▶ Task to complete:
Select the lines that contain "this" and copy each of them.

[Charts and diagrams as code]

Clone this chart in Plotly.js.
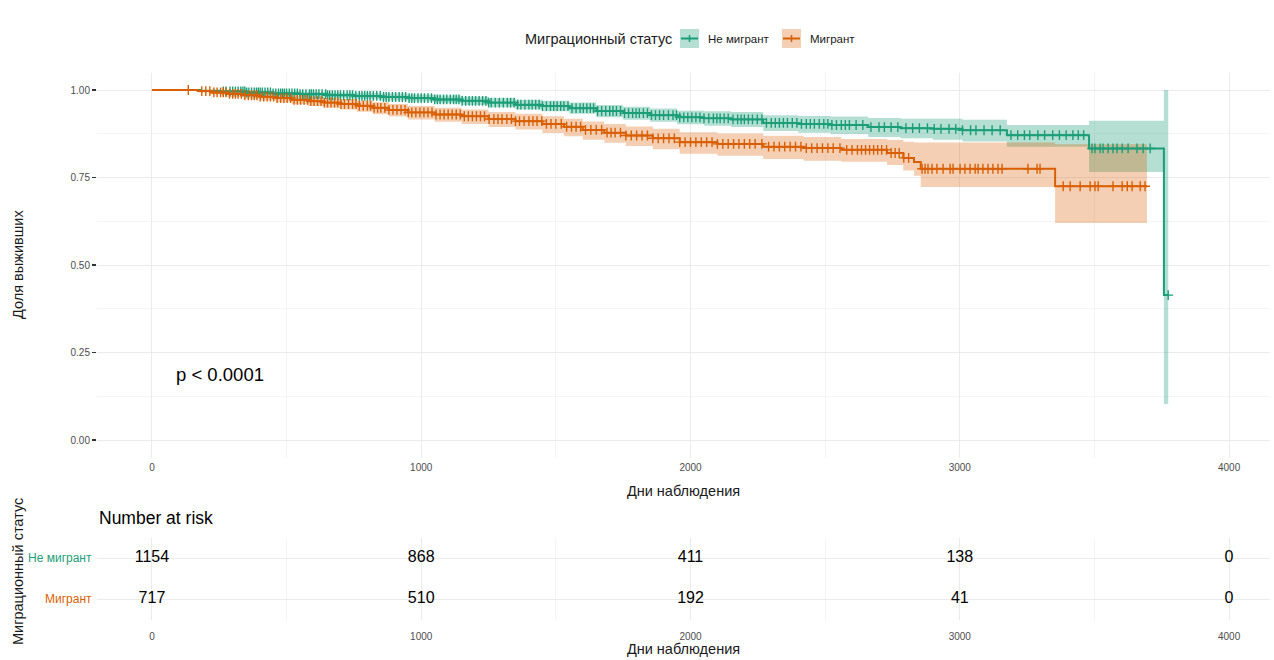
<!DOCTYPE html>
<html><head><meta charset="utf-8">
<script src="https://cdn.plot.ly/plotly-3.0.1.min.js"></script>
<style>html,body{margin:0;padding:0;background:#fff}#chart{width:1274px;height:660px}</style>
</head><body><div id="chart"></div>
<script>
// ---- Data: Kaplan–Meier steps (days, survival, 95% CI) ----
const groupNames = ["Не мигрант", "Мигрант"];
const gTimes = [0,180,250,350,450,550,650,750,850,950,1050,1150,1250,1350,1450,1550,1650,1750,1850,1950,2050,2150,2270,2400,2520,2660,2780,2900,3010,3175,3480,3758,3774];
const gSurv  = [1.0,0.998,0.996,0.993,0.990,0.988,0.985,0.983,0.980,0.977,0.973,0.969,0.964,0.958,0.954,0.948,0.940,0.934,0.928,0.922,0.919,0.916,0.906,0.903,0.900,0.894,0.891,0.889,0.885,0.871,0.833,0.414,0.414];
const gLower = [1.0,0.995,0.992,0.988,0.984,0.981,0.977,0.974,0.970,0.967,0.962,0.957,0.951,0.944,0.939,0.932,0.922,0.915,0.909,0.902,0.898,0.894,0.883,0.878,0.874,0.866,0.862,0.858,0.853,0.838,0.766,0.103,0.103];
const gUpper = [1.0,1.0,1.0,0.998,0.996,0.995,0.993,0.992,0.990,0.987,0.984,0.981,0.977,0.972,0.969,0.964,0.957,0.952,0.947,0.941,0.939,0.937,0.928,0.926,0.924,0.920,0.918,0.918,0.915,0.900,0.912,1.0,1.0];

const oTimes = [0,170,220,280,340,400,460,520,580,640,700,760,820,880,950,1050,1150,1250,1350,1450,1530,1600,1680,1760,1860,1960,2100,2270,2420,2560,2730,2790,2830,2855,3354,3695];
const oSurv  = [1.0,0.997,0.993,0.989,0.985,0.981,0.977,0.972,0.968,0.964,0.960,0.955,0.949,0.943,0.936,0.930,0.925,0.917,0.911,0.903,0.895,0.886,0.878,0.870,0.862,0.851,0.846,0.838,0.834,0.829,0.820,0.806,0.794,0.775,0.725,0.725];
const oLower = [1.0,0.993,0.987,0.980,0.975,0.970,0.965,0.959,0.954,0.949,0.944,0.938,0.931,0.924,0.916,0.909,0.903,0.894,0.887,0.877,0.868,0.858,0.849,0.840,0.831,0.818,0.812,0.803,0.798,0.795,0.786,0.770,0.755,0.723,0.620,0.620];
const oUpper = [1.0,1.0,0.999,0.996,0.993,0.990,0.987,0.983,0.980,0.977,0.974,0.970,0.965,0.960,0.954,0.949,0.944,0.937,0.932,0.925,0.918,0.910,0.903,0.896,0.889,0.879,0.876,0.869,0.866,0.860,0.857,0.852,0.850,0.850,0.845,0.845];

// censoring times (days)
const gCensor = [265,290,310,330,345,360,380,395,410,430,450,470,485,500,520,540,560,585,600,620,645,660,680,700,725,745,770,790,810,835,860,880,905,930,955,975,1000,1025,1050,1070,1095,1120,1140,1165,1190,1215,1240,1260,1290,1320,1345,1370,1400,1425,1450,1480,1505,1530,1560,1590,1615,1640,1670,1700,1725,1755,1785,1810,1840,1870,1900,1935,1960,1990,2020,2050,2085,2110,2140,2175,2200,2230,2265,2300,2330,2360,2395,2430,2460,2495,2525,2560,2590,2615,2640,2670,2700,2720,2745,2770,2800,2825,2850,2880,2905,2930,2960,2985,3010,3040,3060,3090,3120,3150,3190,3215,3240,3260,3290,3315,3345,3370,3395,3420,3440,3460,3491,3502,3521,3532,3551,3569,3584,3603,3625,3658,3681,3707,3774];
const gCensorMore = [275,300,320,338,352,370,388,402,420,440,460,478,492,510,530,550,572,592,610,632,652,670,690,712,735,757,780,800,822,848,870,893,918,942,965,988,1012,1038,1060,1083,1108,1130,1152,1178,1202,1228,1250,1275,1305,1332,1358,1385,1412,1438,1465,1492,1518,1545,1575,1602,1628,1655,1685,1712,1740,1770,1798,1825,1855,1885,1918,1948,1975,2005,2035,2068,2098,2125,2158,2188,2215,2248,2282,2315,2345,2378,2412,2445,2478,2510,2542,2575];
const oCensor = [135,200,230,255,275,300,320,345,370,390,415,440,465,490,515,540,565,590,615,640,665,690,715,745,770,800,825,850,880,910,940,965,995,1025,1055,1085,1115,1145,1175,1205,1235,1270,1300,1335,1365,1400,1430,1465,1500,1540,1575,1610,1650,1690,1720,1760,1800,1840,1880,1920,1960,2000,2040,2080,2120,2160,2200,2240,2290,2330,2370,2410,2450,2490,2530,2580,2620,2650,2680,2710,2745,2775,2810,2860,2871,2882,2897,2915,2938,2964,2975,3001,3019,3038,3057,3068,3086,3105,3123,3142,3157,3253,3287,3298,3384,3410,3447,3484,3502,3514,3569,3603,3622,3640,3670,3688];
const oCensorMore = [185,215,242,265,288,310,332,358,380,402,428,452,478,502,528,552,578,602,628,652,678,702,730,758,785,812,838,865,895,925,952,980,1010,1040,1070,1100,1130,1160,1190,1220,1252,1285,1318,1350,1382,1415,1448,1482,1520,1558,1592,1630,1670,1705,1740,1780,1820,1860,1900,1940,1980,2020,2060,2100,2140,2180,2220,2265,2310,2350,2390,2430,2470,2510,2555,2600,2635,2665,2695,2728,2760,2792];

// Number at risk table
const riskTimes = [0,1000,2000,3000,4000];
const riskNonMigrant = [1154,868,411,138,0];
const riskMigrant = [717,510,192,41,0];
const pText = "p < 0.0001";

// ---- styles ----
const GREEN = "#1B9E77", ORANGE = "#D95F02";
const FONT = "Liberation Sans, Arial, sans-serif";

function stepAt(times, vals, t){
  let v = vals[0];
  for (let i=0;i<times.length;i++){ if (times[i] <= t) v = vals[i]; else break; }
  return v;
}

const traces = [];
function ribbon(times, lo, hi, fill){
  traces.push({x:times, y:lo, mode:"lines", line:{width:0, shape:"hv"}, showlegend:false, hoverinfo:"skip", xaxis:"x", yaxis:"y"});
  traces.push({x:times, y:hi, mode:"lines", line:{width:0, shape:"hv"}, fill:"tonexty", fillcolor:fill, showlegend:false, hoverinfo:"skip", xaxis:"x", yaxis:"y"});
}
ribbon(gTimes, gLower, gUpper, "rgba(27,158,119,0.33)");
ribbon(oTimes, oLower, oUpper, "rgba(217,95,2,0.30)");

traces.push({x:gTimes, y:gSurv, mode:"lines", line:{color:GREEN, width:2, shape:"hv"}, name:groupNames[0], showlegend:false, xaxis:"x", yaxis:"y"});
traces.push({x:oTimes, y:oSurv, mode:"lines", line:{color:ORANGE, width:2, shape:"hv"}, name:groupNames[1], showlegend:false, xaxis:"x", yaxis:"y"});

const gC = gCensor.concat(gCensorMore), oC = oCensor.concat(oCensorMore);
traces.push({x:gC, y:gC.map(t=>stepAt(gTimes,gSurv,t)), mode:"markers",
  marker:{symbol:"cross-thin", size:7, color:GREEN, line:{color:GREEN, width:1.4}}, showlegend:false, xaxis:"x", yaxis:"y"});
traces.push({x:oC, y:oC.map(t=>stepAt(oTimes,oSurv,t)), mode:"markers",
  marker:{symbol:"cross-thin", size:7, color:ORANGE, line:{color:ORANGE, width:1.4}}, showlegend:false, xaxis:"x", yaxis:"y"});

// risk table
traces.push({x:riskTimes, y:riskTimes.map(()=>2), text:riskNonMigrant.map(String), mode:"text",
  textfont:{family:FONT, size:16, color:"#000"}, showlegend:false, xaxis:"x2", yaxis:"y2", hoverinfo:"skip"});
traces.push({x:riskTimes, y:riskTimes.map(()=>1), text:riskMigrant.map(String), mode:"text",
  textfont:{family:FONT, size:16, color:"#000"}, showlegend:false, xaxis:"x2", yaxis:"y2", hoverinfo:"skip"});

const W=1274, H=660, ML=97, MR=4;
const plotW = W - ML - MR;
const lx = v => (v-ML)/plotW, py = v => 1 - v/H;
const XR = [-204, 4152];
const gridC = "#EBEBEB", minorC = "#F4F4F4";
const tickFont = {family:FONT, size:10, color:"#4D4D4D"};
const titleFont = {family:FONT, size:14.5, color:"#1a1a1a"};

const layout = {
  width:W, height:H, margin:{l:ML, r:MR, t:0, b:0},
  paper_bgcolor:"#fff", plot_bgcolor:"#fff",
  font:{family:FONT},
  showlegend:false,
  xaxis:{domain:[0,1], range:XR, anchor:"y", tickvals:[0,1000,2000,3000,4000], ticktext:["0","1000","2000","3000","4000"],
    showgrid:true, gridcolor:gridC, gridwidth:1, zeroline:false, showline:false, ticks:"",
    minor:{tickvals:[500,1500,2500,3500], showgrid:true, gridcolor:minorC, gridwidth:1},
    tickfont:tickFont, ticklabelstandoff:2,
    title:{text:"Дни наблюдения", font:titleFont, standoff:14}},
  yaxis:{domain:[py(457.5), py(72.5)], range:[-0.05,1.05], anchor:"x", tickvals:[0,0.25,0.5,0.75,1], ticktext:["0.00","0.25","0.50","0.75","1.00"],
    showgrid:true, gridcolor:gridC, zeroline:false, showline:false, ticks:"outside", ticklen:4, tickcolor:"#333", tickwidth:1.2,
    minor:{tickvals:[0.125,0.375,0.625,0.875], showgrid:true, gridcolor:minorC, ticks:""},
    tickfont:tickFont},
  xaxis2:{domain:[0,1], range:XR, anchor:"y2", tickvals:[0,1000,2000,3000,4000], ticktext:["0","1000","2000","3000","4000"],
    showgrid:true, gridcolor:gridC, zeroline:false, showline:false, ticks:"",
    minor:{tickvals:[500,1500,2500,3500], showgrid:true, gridcolor:minorC},
    tickfont:tickFont, ticklabelstandoff:9,
    title:{text:"Дни наблюдения", font:titleFont, standoff:3}},
  yaxis2:{domain:[py(619.5), py(537.5)], range:[0.5,2.5], anchor:"x2", tickvals:[1,2], showticklabels:false,
    showgrid:true, gridcolor:gridC, zeroline:false, showline:false, ticks:""},
  annotations:[
    {text:"Доля выживших", xref:"paper", yref:"paper", x:lx(18), y:py(265), textangle:-90, showarrow:false,
     font:titleFont, xanchor:"center", yanchor:"middle"},
    {text:"Миграционный статус", xref:"paper", yref:"paper", x:lx(18), y:py(572), textangle:-90, showarrow:false,
     font:titleFont, xanchor:"center", yanchor:"middle"},
    {text:pText, xref:"x", yref:"y", x:82, y:0.186, showarrow:false, xanchor:"left", yanchor:"middle",
     font:{family:FONT, size:18.5, color:"#000"}},
    {text:"Number at risk", xref:"paper", yref:"paper", x:lx(97), y:py(518), showarrow:false, xanchor:"left", yanchor:"middle",
     font:{family:FONT, size:17.5, color:"#000"}},
    {text:groupNames[0], xref:"paper", yref:"y2", x:lx(94), y:2, showarrow:false, xanchor:"right", yanchor:"middle",
     font:{family:FONT, size:12, color:GREEN}},
    {text:groupNames[1], xref:"paper", yref:"y2", x:lx(94), y:1, showarrow:false, xanchor:"right", yanchor:"middle",
     font:{family:FONT, size:12, color:ORANGE}},
    // legend
    {text:"Миграционный статус", xref:"paper", yref:"paper", x:lx(674), y:py(39), showarrow:false, xanchor:"right", yanchor:"middle",
     font:titleFont},
    {text:groupNames[0], xref:"paper", yref:"paper", x:lx(706), y:py(39), showarrow:false, xanchor:"left", yanchor:"middle",
     font:{family:FONT, size:11.5, color:"#1a1a1a"}},
    {text:groupNames[1], xref:"paper", yref:"paper", x:lx(808), y:py(39), showarrow:false, xanchor:"left", yanchor:"middle",
     font:{family:FONT, size:11.5, color:"#1a1a1a"}}
  ],
  shapes:[]
};
function key(x0, color, fill){
  layout.shapes.push({type:"rect", xref:"paper", yref:"paper", x0:lx(x0), x1:lx(x0+19), y0:py(48), y1:py(29), fillcolor:fill, line:{width:0}});
  layout.shapes.push({type:"line", xref:"paper", yref:"paper", x0:lx(x0+1), x1:lx(x0+18), y0:py(38.5), y1:py(38.5), line:{color:color, width:2}});
  layout.shapes.push({type:"line", xref:"paper", yref:"paper", x0:lx(x0+9.5), x1:lx(x0+9.5), y0:py(35), y1:py(42), line:{color:color, width:1.5}});
}
key(680, GREEN, "rgba(27,158,119,0.33)");
key(782, ORANGE, "rgba(217,95,2,0.30)");

Plotly.newPlot("chart", traces, layout, {displayModeBar:false, staticPlot:true});
</script>
</body></html>
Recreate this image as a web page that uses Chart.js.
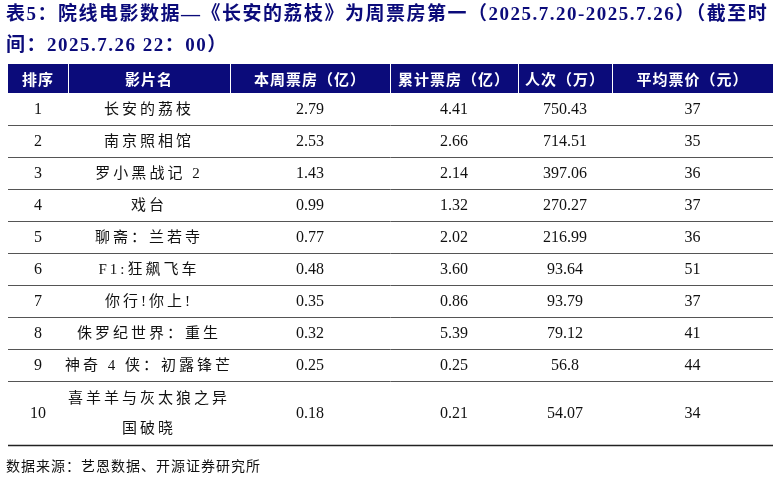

▶ Solved problem:
Clone this chart in Plotly.js.
Recreate this image as a web page that uses Chart.js.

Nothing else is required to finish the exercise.